The biggest hero to emerge from seemingly nowhere in 2009 — especially over the past week or so — is Daniel Cleary. The former Blackhawk now has four goals over his past three games, and leads all players in the playoffs with a plus-13 rating. Cleary’s goal that gave the Wings a 2-1 lead in the second is a perfect illustration of why the Wings are so lethal this time of year: They are the best at making teams pay for their mistakes.
Brent Seabrook wound up to take a slapshot from the point but instead shot right into Cleary’s equipment. From there, it was simply a matter of Cleary winning the race to the puck, and the next thing you know he was loose on a breakaway, made an effective but simple deke to beat Nikolai Khabibulin on his blocker side and that was it.
Mikael Samuelsson is another example, as he’s now scored the game-winning goal in each of the first two games of the series.
• The Blackhawks played much better in Game 2 then in the opener, outshooting the Wings by a slight 39-38 margin, and they probably deserved to win. Jonathan Toews scored both of Chicago’s goals, and both could probably be described as “ugly” scores. His first marker came on what was probably intended as a centering pass for a teammate, but instead it bounced off Jonathan Ericsson’s skate and past Osgood for a 1-0 lead. On his second goal he camped out in front of the net and stuffed home a rebound off a Kris Versteeg shot from the point.

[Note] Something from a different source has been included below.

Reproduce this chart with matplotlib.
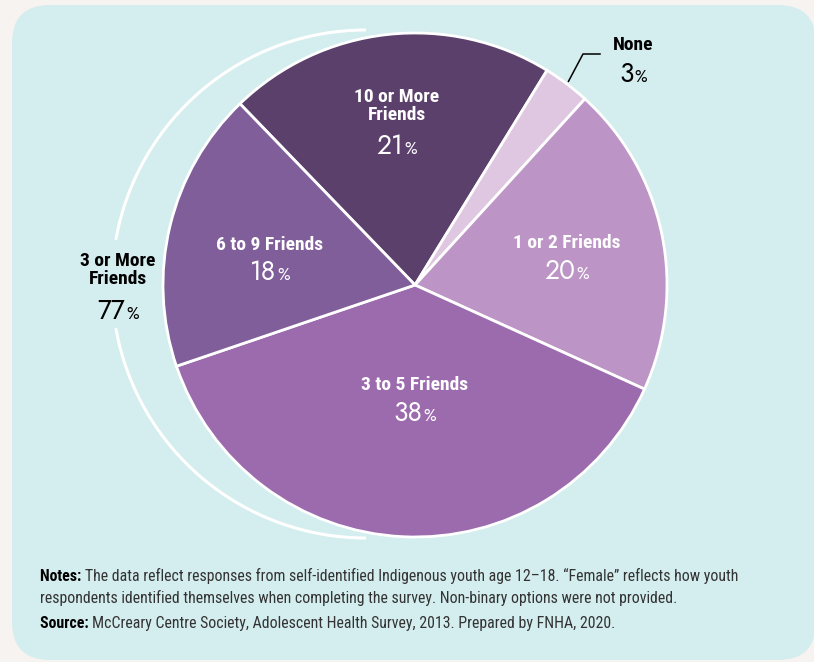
import matplotlib
matplotlib.use("Agg")
from matplotlib import pyplot as plt
from matplotlib.patches import FancyBboxPatch, Arc
import numpy as np

# data, in the order the slices run clockwise from the upper left
categories = ["10 or More\nFriends", "None", "1 or 2 Friends", "3 to 5 Friends", "6 to 9 Friends"]
shares = [21, 3, 20, 38, 18]
slice_colors = ["#5c406c", "#dfc7e1", "#bc94c5", "#9c6bae", "#7f5e99"]
group_label = "3 or More\nFriends"
group_share = 77

notes_lines = ["The data reflect responses from self-identified Indigenous youth age 12\u201318. "
               "\u201cFemale\u201d reflects how youth",
               "respondents identified themselves when completing the survey. "
               "Non-binary options were not provided."]
source_text = "McCreary Centre Society, Adolescent Health Survey, 2013. Prepared by FNHA, 2020."

W, H = 814, 662
LABEL_FONT = ["Roboto Condensed", "Fira Sans Condensed", "DejaVu Sans"]
PCT_FONT = ["Jost", "Lato", "DejaVu Sans"]


def py(y):
    # pixel rows (top down) to data y (bottom up)
    return H - y


fig = plt.figure(figsize=(W / 100, H / 100), dpi=100)
fig.patch.set_facecolor("#f7f3f0")
ax = fig.add_axes([0, 0, 1, 1])
ax.set_xlim(0, W)
ax.set_ylim(0, H)
renderer = fig.canvas.get_renderer()


def width_of(t):
    return t.get_window_extent(renderer=renderer).width


def put_pct(x, y, value, color):
    # big number with a small percent sign, centred on x, digits centred on y
    base = py(y) - 9
    num = ax.text(0, base, f"{value}", ha="left", va="baseline", color=color,
                  fontsize=19, fontweight=500, family=PCT_FONT, zorder=5)
    sign = ax.text(0, base, "%", ha="left", va="baseline", color=color,
                   fontsize=12, fontweight=500, family=PCT_FONT, zorder=5)
    wn, ws = width_of(num), width_of(sign)
    left = x - (wn + ws + 1) / 2
    num.set_x(left)
    sign.set_x(left + wn + 1)


# rounded panel
panel = FancyBboxPatch((12, py(660)), 804, 655, boxstyle="round,pad=0,rounding_size=38",
                       facecolor="#d4edee", edgecolor="none", zorder=0)
ax.add_patch(panel)

pie_center = (415, py(285))
pie_radius = 252
wedges, _ = ax.pie(shares, colors=slice_colors, startangle=134, counterclock=False,
                   center=pie_center, radius=pie_radius,
                   wedgeprops=dict(edgecolor="white", linewidth=2))
ax.set_xlim(0, W)
ax.set_ylim(0, H)
ax.set_aspect("equal")
ax.axis("off")

# bracket arc for the "3 or More" group, with a gap for its label
arc_center = (366, py(284))
for t1, t2 in [(90, 170), (190, 270)]:
    ax.add_patch(Arc(arc_center, 508, 508, theta1=t1, theta2=t2, color="white", lw=2.2))

# slice labels: (x, y of name, y of percent)
label_pos = [(397, 106, 145), (633, 45, 73), (567, 243, 270), (415, 385, 412), (270, 245, 271)]
label_col = ["white", "black", "white", "white", "white"]
for name, val, (x, yn, yp), col in zip(categories, shares, label_pos, label_col):
    ax.text(x, py(yn), name, ha="center", va="center", color=col, fontsize=14,
            fontweight="bold", family=LABEL_FONT, linespacing=1.05)
    put_pct(x, yp, val, col)

# leader for the small "None" slice
w = wedges[1]
mid = np.deg2rad((w.theta1 + w.theta2) / 2)
x0 = pie_center[0] + (pie_radius + 3) * np.cos(mid)
y0 = pie_center[1] + (pie_radius + 3) * np.sin(mid)
ax.plot([x0, 583, 600], [y0, py(54), py(54)], color="black", lw=1.1)

# group label
ax.text(118, py(270), group_label, ha="center", va="center", color="black", fontsize=14,
        fontweight="bold", family=LABEL_FONT, linespacing=1.05)
put_pct(118, 310, group_share, "black")

# notes and source
NOTE_SIZE = 11.4
for head, line, base in [("Notes: ", notes_lines[0], 581), ("Source: ", source_text, 628)]:
    h = ax.text(40, py(base), head, ha="left", va="baseline", fontsize=NOTE_SIZE,
                fontweight="bold", family=LABEL_FONT, color="black")
    ax.text(40 + width_of(h), py(base), line, ha="left", va="baseline", fontsize=NOTE_SIZE,
            family=LABEL_FONT, color="#333333")
ax.text(40, py(603), notes_lines[1], ha="left", va="baseline", fontsize=NOTE_SIZE,
        family=LABEL_FONT, color="#333333")

fig.savefig("out.png", dpi=100, facecolor=fig.get_facecolor())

Toews’ playoff beard is starting to grow on me. He looks kind of like a Civil War general.
Around the hockey world
There was no resolution to the Coyotes bankruptcy situation to come from Tuesday’s hearing, and the judge overseeing the case ordered the two sides to mediation. The main question as judge Redfield Baum sees it is whether the team should be allowed to move to Hamilton, Ontario — a solution the NHL claims is a logistical impossibility for the 2009-10 season with only four and a half months before opening night.
• The OHL’s Windsor Spitfires won their first game at the 2009 Memorial Cup, handing the WHL’s Kelowna Rockets their first loss. That means with one game to play in the opening round robin, all four teams are alive for the championship. The two QMJHL teams — the host Rimouski Oceanic and playoff champ Drummondville Voltiguers — play tonight, with the winner basically getting a “bye” into the semifinal. The loser of tonight’s game will play Windsor on Thursday night, and the winner of that game will play the winner of tonight’s game Friday. Kelowna awaits that entire mess to sort itself out, and they’ll get whoever’s left standing in the title game Sunday.
• The Houston Aeros visited Winnipeg for the first two games of the AHL’s Western Conference Finals, with the host Manitoba Moose holding serve at home. The Aeros then lost Game 3 at home Monday, and face elimination when the two teams play Game 4 at the Honda Center in Houston tonight. The Moose will be trying for their 11th consecutive victory of these Calder Cup Playoffs.
In the Eastern Conference, the Hershey Bears and Providence Bruins split the first two games of the series in Hershey, and will play Game 3 on Friday night.